More than anything Hacking really puts into focus how radically different the inner lives of people living only four/five hundred years ago must have been. It still seems kind of crazy that an idea as simple as probability didn’t really exist, at least not as we understand it, until around 1660. Makes you wonder how many other concepts there are that are commonplace nowadays people but that back in the day simply did not have in their mental artillery?
The problem of induction (Can you really say “Swans are white” simply because you have never seen one that isn’t?) for example. To me it seems like a fairly simple idea. It’s the type of question that I think a modern person could come to raise all on their own, an inspired “shower thought” on some uneventful Thursday morning. However, as Hacking makes abundantly clear, we’re only really able to see this problem because we’re already working with an intellectual framework within which it can be clearly expressed. A framework which apparently didn’t exist, (at least in Europe) until after the 17th century.
Its kind of like cryptic crosswords. I’m personally rubbish at them - I really have no idea how they work. However, I have a friend who is truly a cryptic crossword wizard. What looks like gibberish to me looks to him like a coordinated system of signs: a mosaic organised in such a way that when perceived in the correct fashion presents a problem for him to solve. Although we could both be staring at the same broadsheet, only he knows the appropriate way to interpret what we see and, as such, only he would be able to perceive the problem at hand. To see the problem you need to know the right rules to follow.
Understanding this does inspire a certain level of gratitude that I got to grow up in a time where people have already spent a lot of time trying to, metaphorically speaking, figure out these rules. It means that I get to have thoughts in the shower that simply weren’t concretely conceivable for millennia of human civilisation. Thanks to a couple decades of philosophy, and certain contingent social and economic factors, you and I can now read the cryptic crossword! Which is kind of cool, or at least it is to me.
Reading this book also makes me think that, at least in terms of the ideas being bandied about, it’s possible that the future will look more mysterious and different, than it’s possible for us to conceive from where we stand right now. How many problems are still out there for us to solve that we, thinking about the world as we do, simply cannot perceive yet? What are the ideas that will seem obvious to someone alive 500 years from
now that we at present are completely oblivious to? Big stuff.

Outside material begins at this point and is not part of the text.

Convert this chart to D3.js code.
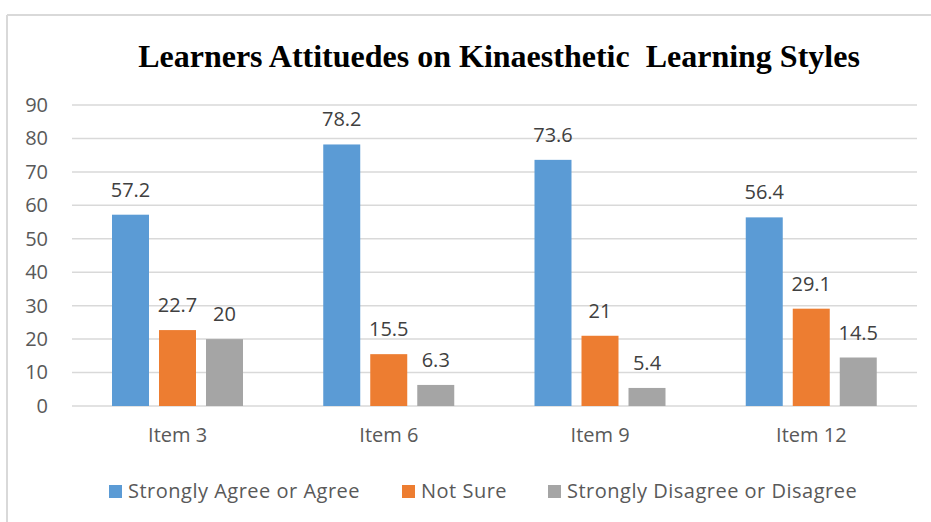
<!DOCTYPE html>
<html>
<head>
<meta charset="utf-8">
<script src="https://cdn.jsdelivr.net/npm/d3@7"></script>
<style>
  body { margin: 0; background: #fff; }
  svg { display: block; }
</style>
</head>
<body>
<script>
// chart data
const items = ["Item 3", "Item 6", "Item 9", "Item 12"]
const seriesNames = ["Strongly Agree or Agree", "Not Sure", "Strongly Disagree or Disagree"]
const agree = [57.2, 78.2, 73.6, 56.4]
const notSure = [22.7, 15.5, 21, 29.1]
const disagree = [20, 6.3, 5.4, 14.5]
const yTicks = [0, 10, 20, 30, 40, 50, 60, 70, 80, 90]
const colors = ["#5b9bd5", "#ed7d31", "#a5a5a5"]

const width = 931, height = 522
const svg = d3.select("body").append("svg").attr("width", width).attr("height", height)

// outer chart border (only top and left show in the crop)
svg.append("line").attr("x1", 7).attr("x2", width).attr("y1", 15).attr("y2", 15)
    .attr("stroke", "#d9d9d9").attr("stroke-width", 2)
svg.append("line").attr("x1", 7).attr("x2", 7).attr("y1", 15).attr("y2", height)
    .attr("stroke", "#d9d9d9").attr("stroke-width", 2)

svg.append("text").attr("x", 499).attr("y", 67).attr("text-anchor", "middle")
    .style("font-family", "'Liberation Serif', 'Times New Roman', serif")
    .style("font-weight", "bold").style("font-size", "32px").style("white-space", "pre")
    .text("Learners Attituedes on Kinaesthetic  Learning Styles")

const plotLeft = 72, plotRight = 917, plotTop = 105, plotBottom = 406
let x0 = d3.scaleBand().domain(items).range([plotLeft, plotRight])
let x1 = d3.scaleBand().domain(seriesNames).range([40, 171]).paddingInner(0.213)
let y = d3.scaleLinear().domain([0, 90]).range([plotBottom, plotTop])

const font = "'Open Sans', 'Noto Sans', sans-serif"

// gridlines
svg.append("g").selectAll("line").data(yTicks).enter().append("line")
    .attr("x1", plotLeft).attr("x2", plotRight)
    .attr("y1", d => y(d)).attr("y2", d => y(d))
    .attr("stroke", "#d9d9d9").attr("stroke-width", 1.5)

// y axis labels
let yAxis = svg.append("g").attr("transform", "translate(" + 56 + ",0)")
    .call(d3.axisLeft(y).tickValues(yTicks).tickSize(0).tickPadding(8))
yAxis.select(".domain").remove()
yAxis.selectAll("text").style("font-family", font).style("font-size", "20px").attr("fill", "#595959")

// x axis labels
let xAxis = svg.append("g").attr("transform", "translate(0," + plotBottom + ")")
    .call(d3.axisBottom(x0).tickSize(0).tickPadding(22))
xAxis.select(".domain").remove()
xAxis.selectAll("text").style("font-family", font).style("font-size", "20px").attr("fill", "#595959")

const series = [agree, notSure, disagree]
let rows = []
for (let s = 0; s < series.length; s++) {
    for (let i = 0; i < items.length; i++) {
        rows.push({ item: items[i], name: seriesNames[s], value: series[s][i], color: colors[s] })
    }
}

let bars = svg.append("g")
bars.selectAll("rect").data(rows).enter().append("rect")
    .attr("x", d => x0(d.item) + x1(d.name))
    .attr("y", d => y(d.value))
    .attr("width", x1.bandwidth())
    .attr("height", d => plotBottom - y(d.value))
    .attr("fill", d => d.color)

bars.selectAll("text").data(rows).enter().append("text")
    .attr("x", d => x0(d.item) + x1(d.name) + x1.bandwidth() / 2)
    .attr("y", d => y(d.value) - 18)
    .attr("text-anchor", "middle")
    .style("font-family", font).style("font-size", "20px").attr("fill", "#404040")
    .text(d => d.value)

// legend
const legendX = [109, 402, 548]
let legend = svg.append("g")
seriesNames.forEach(function (name, i) {
    legend.append("rect").attr("x", legendX[i]).attr("y", 485).attr("width", 13).attr("height", 13)
        .attr("fill", colors[i])
    legend.append("text").attr("x", legendX[i] + 19).attr("y", 498)
        .style("font-family", font).style("font-size", "20px").style("letter-spacing", "0.5px")
        .attr("fill", "#595959")
        .text(name)
})
</script>
</body>
</html>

However, despite being very smart and cool and interesting, I will say that a major issue with this book is that there are probably only a pocketful of people who have ever lived that could possibly understand it in its entirety. Expecting the reader to already possess an in depth knowledge of not just probability theory but also of subjects ranging from epistemology to the history of medicine is asking a bit much in my opinion. Although in fairness to Hacking, I’m probably not the intended audience. So maybe this is more of a me problem.
Anyways, theres 30 mins left of the flight and I’m left wishing I had napped instead of writing this. In short, great book. Probably wouldn’t recommend it to anyone I know though.